Written task
Leaving the pictures out, print the lines from the first line of the listing through the line containing "ReferenceArea, XAxis, YAxis", exactly as they read, and no others.

Available data
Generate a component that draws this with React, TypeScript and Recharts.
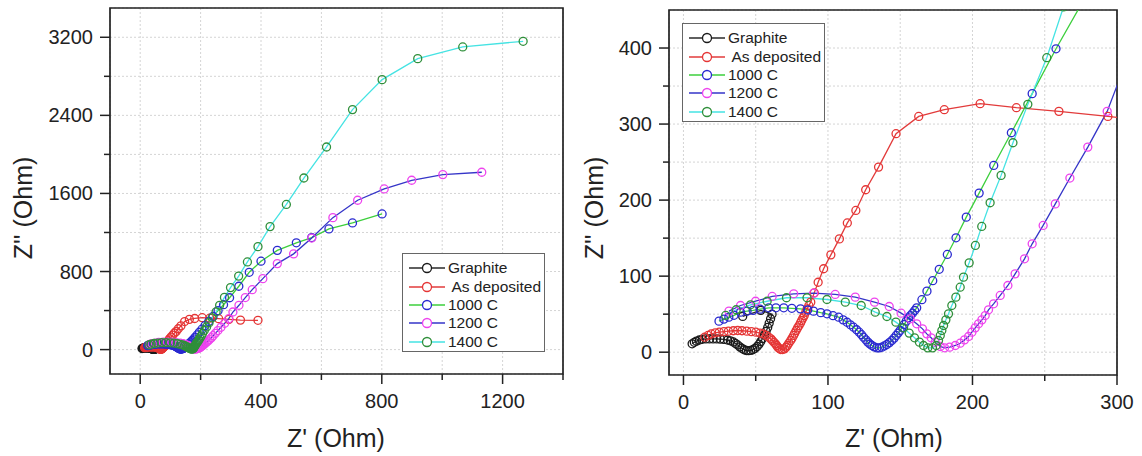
import React from "react";
import { CartesianGrid, Legend, Line, LineChart, ReferenceArea, XAxis, YAxis } from "recharts";

// Z' / Z'' pairs (Ohm)
const graphite = [
  [6, 11], [7.5, 13], [9, 14.5], [11, 16], [13, 17], [15.5, 17.5], [18, 17.5], [20.5, 17.5],
  [23, 17.5], [25.5, 17.2], [28, 16.8], [30.5, 16], [32.5, 15], [34.5, 13.5], [36, 11.5],
  [37.5, 9.5], [39, 7], [40.5, 5], [42, 3.2], [43.5, 2.2], [45, 2], [46.5, 2.3], [48, 3.2],
  [49.5, 5], [51, 7.5], [52.3, 10.5], [53.5, 14], [54.7, 18], [56, 22.5], [57.2, 27.5],
  [58.3, 32.5], [59.3, 38], [60.3, 44], [61.3, 50], [53.5, 55], [41, 47],
];

const asDeposited = [
  [14.7, 19.7], [17, 22], [19.2, 24], [22, 25.5], [24.8, 26.3], [28, 27], [31.1, 27.6],
  [34.5, 28.2], [37.5, 28.5], [40.5, 28.2], [43.8, 27.6], [47, 27], [50.1, 26.3], [53, 25],
  [55.2, 24], [57.3, 22], [59, 19.7], [60.5, 17.5], [61.5, 15.4], [62.6, 13], [63.6, 11],
  [64.5, 8.8], [65.3, 6.6], [66.3, 5], [67.3, 3.5], [68.6, 3.5], [69.9, 4.4], [71, 6.5],
  [71.9, 8.8], [73, 12], [74.2, 15.4], [75.2, 18.5], [76.2, 22], [77, 25], [78, 28.5],
  [79, 32], [80, 35], [81, 38.5], [81.8, 41.7], [82.7, 45], [83.6, 48.2], [84.6, 52.5],
  [85.6, 57], [86.8, 61.5], [88.1, 65.8], [90.5, 78], [93.2, 92], [97, 109.7], [102, 128],
  [107.9, 149], [113.4, 170], [119.3, 186.4], [126.1, 213.6], [135, 243.4], [147.1, 287.3],
  [162.8, 310], [180.5, 318.9], [205.3, 326.8], [230.4, 321.5], [259.8, 316.7], [293.7, 310],
  [332, 302], [390, 300],
];

const c1000 = [
  [24.6, 40.8], [28, 43.5], [31.4, 46], [35, 48.5], [39.5, 52.6], [44, 54], [48.2, 55],
  [53, 56.5], [59, 58.4], [64, 58.4], [69.4, 58.4], [75, 57.7], [81, 57], [86, 55.5], [90, 54],
  [95, 52], [99.3, 50.5], [103.5, 48], [107.4, 46], [110.5, 42.5], [113.2, 39.4], [115.5, 36],
  [117.7, 32.9], [119.8, 29.5], [121.6, 26.3], [123.2, 23], [124.6, 19.7], [126.2, 16.3],
  [127.6, 13.2], [129, 10.8], [130.4, 8.8], [132, 7], [133.9, 5.7], [135.6, 5.7], [137.3, 6.6],
  [139, 8.2], [140.8, 10.1], [142.5, 12.6], [144.2, 15.4], [145.8, 18.5], [147.2, 22],
  [148.6, 25.2], [149.9, 28.5], [151.3, 32.4], [152.7, 36.4], [154.2, 40.8], [155.7, 45.2],
  [157.1, 48.2], [158.5, 51.3], [160, 54.8], [161.4, 58.3], [165, 69], [168.5, 80.3],
  [172.5, 94], [177, 109], [182.6, 128.5], [188.6, 150.4], [195.7, 177.6], [204.6, 209.2],
  [214.7, 245.6], [226.9, 288.6], [241.3, 340], [257.8, 399], [276, 460], [296, 531],
  [326.6, 649], [361, 792], [400, 906], [454, 1017], [517, 1094], [568, 1148], [625, 1236],
  [703, 1298], [801, 1390],
];

const c1200 = [
  [31.5, 54], [39.5, 61.4], [49.9, 67], [61.4, 73.3], [76.3, 76.8], [90.1, 77.6], [105, 75.9],
  [118.9, 72.4], [132.2, 65.8], [142.4, 60.1], [150.6, 51.3], [156.9, 43.9], [161.4, 37.3],
  [165.4, 30.7], [168.4, 24.1], [171.4, 18.9], [174.2, 13.2], [177.7, 7.5], [180.7, 5.8],
  [184.2, 6.6], [188.1, 8.8], [191.5, 11.8], [194.5, 16.2], [197.3, 20.6], [199.6, 26.3],
  [201.9, 32], [204.2, 37.3], [206.5, 42.5], [208.8, 48.2], [211.1, 55.7], [214.6, 63.6],
  [219.2, 74.6], [224.5, 87.7], [229.5, 103], [236, 122.8], [241.3, 142.5], [248.9, 166.7],
  [257.3, 195], [267.4, 229], [279.8, 269.7], [293.2, 316.7], [307, 385], [327, 454],
  [348, 533], [371, 614], [406, 727], [454, 881], [508, 981], [568, 1143], [638, 1352],
  [720, 1530], [808, 1646], [899, 1735], [1002, 1793], [1131, 1817],
];

const c1400 = [
  [29.2, 48.3], [36.5, 55.8], [46.4, 62.3], [57.9, 67], [71.3, 71.6], [85.5, 71.6], [99.3, 69.3],
  [112, 65.8], [123, 61.4], [132.7, 52.6], [140.8, 46.9], [147, 39.5], [152.3, 32.1],
  [156.2, 25.1], [159.9, 18.9], [163.3, 13.2], [166.1, 8.8], [169.1, 5.7], [172.3, 5.7],
  [174.9, 8.8], [176.5, 15.4], [177.7, 22], [178.8, 28.5], [180, 35.1], [181.6, 42.5],
  [183.4, 50.4], [185.7, 61.4], [188.5, 72.4], [191.5, 85.5], [193.8, 98.7], [197.7, 117.5],
  [202, 140.4], [206.4, 165.4], [212.2, 196.5], [219.8, 232.5], [228, 275.4], [238.3, 325.9],
  [251.4, 387.3], [263, 454], [279, 535], [299, 635], [326, 753], [355, 898], [390, 1055],
  [430, 1260], [484, 1487], [542, 1758], [617, 2076], [703, 2459], [801, 2766], [919, 2981],
  [1068, 3101], [1268, 3159],
];

const seriesNames = ["Graphite", " As deposited", "1000 C", "1200 C", "1400 C"];
const seriesData = [graphite, asDeposited, c1000, c1200, c1400];
const lineColors = ["#2a2a2a", "#e23b3b", "#3ccf3c", "#3535c8", "#45e3e3"];
const markerColors = ["#1a1a1a", "#e53535", "#2a2ad0", "#ee44ee", "#2f8f3a"];

const leftXTicks = [0, 200, 400, 600, 800, 1000, 1200, 1400];
const leftXMajor = [0, 400, 800, 1200];
const leftYTicks = [0, 400, 800, 1200, 1600, 2000, 2400, 2800, 3200];
const leftYMajor = [0, 800, 1600, 2400, 3200];
const rightXTicks = [0, 50, 100, 150, 200, 250, 300];
const rightXMajor = [0, 100, 200, 300];
const rightYTicks = [0, 50, 100, 150, 200, 250, 300, 350, 400];
const rightYMajor = [0, 100, 200, 300, 400];

const series = seriesNames.map((name, i) => ({
  name,
  data: seriesData[i].map(([x, y]) => ({ x, y })),
  line: lineColors[i],
  marker: markerColors[i],
}));

const FONT = "Arial, 'Liberation Sans', sans-serif";
const INK = "#222";

const XTick = (props: any) => {
  const { x, y, payload, major } = props;
  const isMajor = major.includes(payload.value);
  return (
    <g>
      <line x1={x} x2={x} y1={y} y2={y + (isMajor ? 10 : 6)} stroke={INK} strokeWidth={1.5} />
      {isMajor && (
        <text x={x} y={y + 34} textAnchor="middle" fontSize={20} fill={INK} fontFamily={FONT}>
          {payload.value}
        </text>
      )}
    </g>
  );
};

const YTick = (props: any) => {
  const { x, y, payload, major } = props;
  const isMajor = major.includes(payload.value);
  return (
    <g>
      <line x1={x - (isMajor ? 10 : 6)} x2={x} y1={y} y2={y} stroke={INK} strokeWidth={1.5} />
      {isMajor && (
        <text x={x - 17} y={y + 7} textAnchor="end" fontSize={20} fill={INK} fontFamily={FONT}>
          {payload.value}
        </text>
      )}
    </g>
  );
};

const LegendBox = () => (
  <div
    style={{
      border: "1px solid #666",
      background: "#fff",
      boxSizing: "border-box",
      width: "100%",
      height: "100%",
      padding: "5px 0 0 6px",
      fontFamily: FONT,
    }}
  >
    {series.map((s) => (
      <div key={s.name} style={{ display: "flex", alignItems: "center", height: 18.4 }}>
        <svg width={36} height={12}>
          <line x1={0} x2={36} y1={6} y2={6} stroke={s.line} strokeWidth={1.3} />
          <circle cx={18} cy={6} r={4.5} fill="#fff" stroke={s.marker} strokeWidth={1.3} />
        </svg>
        <span style={{ marginLeft: 3, fontSize: 15.5, color: INK, whiteSpace: "pre" }}>{s.name}</span>
      </div>
    ))}
  </div>
);

type PanelProps = {
  left: number;
  width: number;
  margin: { top: number; right: number; bottom: number; left: number };
  yAxisWidth: number;
  xDomain: [number, number];
  yDomain: [number, number];
  xTicks: number[];
  xMajor: number[];
  yTicks: number[];
  yMajor: number[];
  legendPos: { left: number; top: number };
  xTitleLeft: number;
  yTitleLeft: number;
};

const Panel = (p: PanelProps) => (
  <div style={{ position: "absolute", left: p.left, top: 0, width: p.width, height: 456 }}>
    <LineChart width={p.width} height={456} margin={p.margin}>
      <CartesianGrid stroke="#d4d4d4" strokeDasharray="2 2" />
      <XAxis
        type="number"
        dataKey="x"
        domain={p.xDomain}
        allowDataOverflow
        ticks={p.xTicks}
        interval={0}
        height={40}
        axisLine={false}
        tickLine={false}
        tickSize={0}
        tickMargin={0}
        tick={<XTick major={p.xMajor} />}
      />
      <YAxis
        type="number"
        dataKey="y"
        domain={p.yDomain}
        allowDataOverflow
        ticks={p.yTicks}
        interval={0}
        width={p.yAxisWidth}
        axisLine={false}
        tickLine={false}
        tickSize={0}
        tickMargin={0}
        tick={<YTick major={p.yMajor} />}
      />
      {series.map((s) => (
        <Line
          key={s.name}
          data={s.data}
          dataKey="y"
          name={s.name}
          type="linear"
          stroke={s.line}
          strokeWidth={1.3}
          dot={{ r: 4, stroke: s.marker, strokeWidth: 1.3, fill: "none" }}
          activeDot={false}
          isAnimationActive={false}
        />
      ))}
      <ReferenceArea
        x1={p.xDomain[0]}
        x2={p.xDomain[1]}
        y1={p.yDomain[0]}
        y2={p.yDomain[1]}
        fill="none"
        fillOpacity={0}
        stroke={INK}
        strokeWidth={1.7}
        ifOverflow="visible"
      />
      <Legend
        layout="horizontal"
        verticalAlign="middle"
        align="center"
        content={() => <LegendBox />}
        wrapperStyle={{ left: p.legendPos.left, top: p.legendPos.top, width: 143, height: 99 }}
      />
    </LineChart>
    <div
      style={{
        position: "absolute",
        left: p.xTitleLeft - 100,
        width: 200,
        top: 424,
        textAlign: "center",
        fontSize: 25,
        fontFamily: FONT,
        color: INK,
      }}
    >
      Z' (Ohm)
    </div>
    <div
      style={{
        position: "absolute",
        left: p.yTitleLeft - 100,
        top: 208 - 15,
        width: 200,
        height: 30,
        lineHeight: "30px",
        textAlign: "center",
        transform: "rotate(-90deg)",
        fontSize: 25,
        fontFamily: FONT,
        color: INK,
      }}
    >
      Z'' (Ohm)
    </div>
  </div>
);

export default function App() {
  return (
    <div style={{ position: "absolute", left: 0, top: 0, width: 1142, height: 456, background: "#fff" }}>
      <Panel
        left={0}
        width={570}
        margin={{ top: 8, right: 7, bottom: 42, left: 50 }}
        yAxisWidth={60}
        xDomain={[-100, 1400]}
        yDomain={[-250, 3500]}
        xTicks={leftXTicks}
        xMajor={leftXMajor}
        yTicks={leftYTicks}
        yMajor={leftYMajor}
        legendPos={{ left: 402, top: 253 }}
        xTitleLeft={336}
        yTitleLeft={23}
      />
      <Panel
        left={570}
        width={572}
        margin={{ top: 10, right: 25, bottom: 41, left: 49 }}
        yAxisWidth={50}
        xDomain={[-10, 300]}
        yDomain={[-30, 450]}
        xTicks={rightXTicks}
        xMajor={rightXMajor}
        yTicks={rightYTicks}
        yMajor={rightYMajor}
        legendPos={{ left: 112, top: 23 }}
        xTitleLeft={324}
        yTitleLeft={24}
      />
    </div>
  );
}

Full response
Generate a component that draws this with React, TypeScript and Recharts.
import React from "react";
import { CartesianGrid, Legend, Line, LineChart, ReferenceArea, XAxis, YAxis } from "recharts";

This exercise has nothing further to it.